The final output also needs to deal with multi-break, and the resulting CFG collapses into white noise.

Inner loop transposition

void CFGStructurizer::rewrite_transposed_loop_inner(
   CFGNode *node, CFGNode *impossible_merge_target,
   const LoopMergeAnalysis &analysis)

This is very similar to outer loop transposition, but it is somehow more cursed.

This CFG is incomprehensible, and I honestly have no idea how this can possibly be generated from HLSL, but here we are. 113 and 121 are inner nested loops. The odd scenario here is that the normal loop exit of 120 actually breaks further out than what we would expect. 129 is a break block that breaks out of the two loops, but it doesn’t break as far as 120 does, since it ends up in 89. This is extremely weird. I solved this similarly to the outer loop scenario. Collect all branches in a ladder and dispatch …

Ladders, ladders everywhere! This CFG is pure non-sense, I’m just including it as an example of how cursed some shaders turn out to be.

Merge to outer loop continue

This is similar to inner loop transposition where we have to be very careful. The loop in 16 can exit in 22, and this confuses the algorithm, since we have to find the common post-dominator of all loop exits. The back-edge 25 does not have any forward successors so it confuses the analysis, but we specifically detect 22 and transpose the loop so that we can merge execution, before breaking out of the outer loop.

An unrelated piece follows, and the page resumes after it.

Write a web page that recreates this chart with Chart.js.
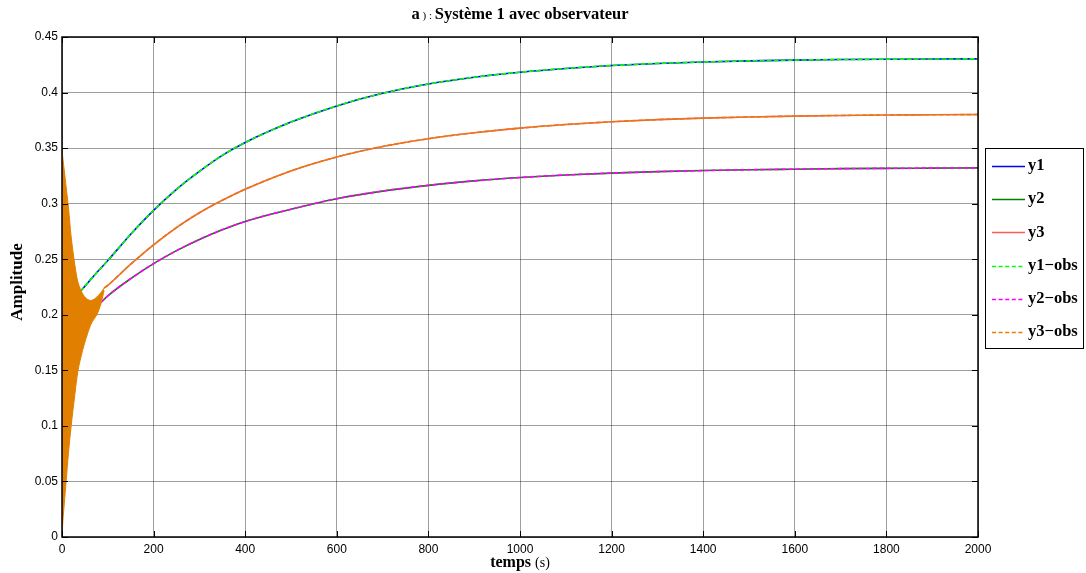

I omitted the final CFG here since it looks like a complete mess. A spider web of code if you will (ahem) :V

Conclusion

Joke’s on me, because with my luck, a new game probably ships that breaks everything, but for now, this ends my brain dump of the truly cursed corner of vkd3d-proton which is the DXIL -> SPIR-V conversion.

At some point, all of this probably has to be rewritten and I’ll have to abandon any hope of having somewhat debuggable codegen, but for now, this is my questionable take on structurization.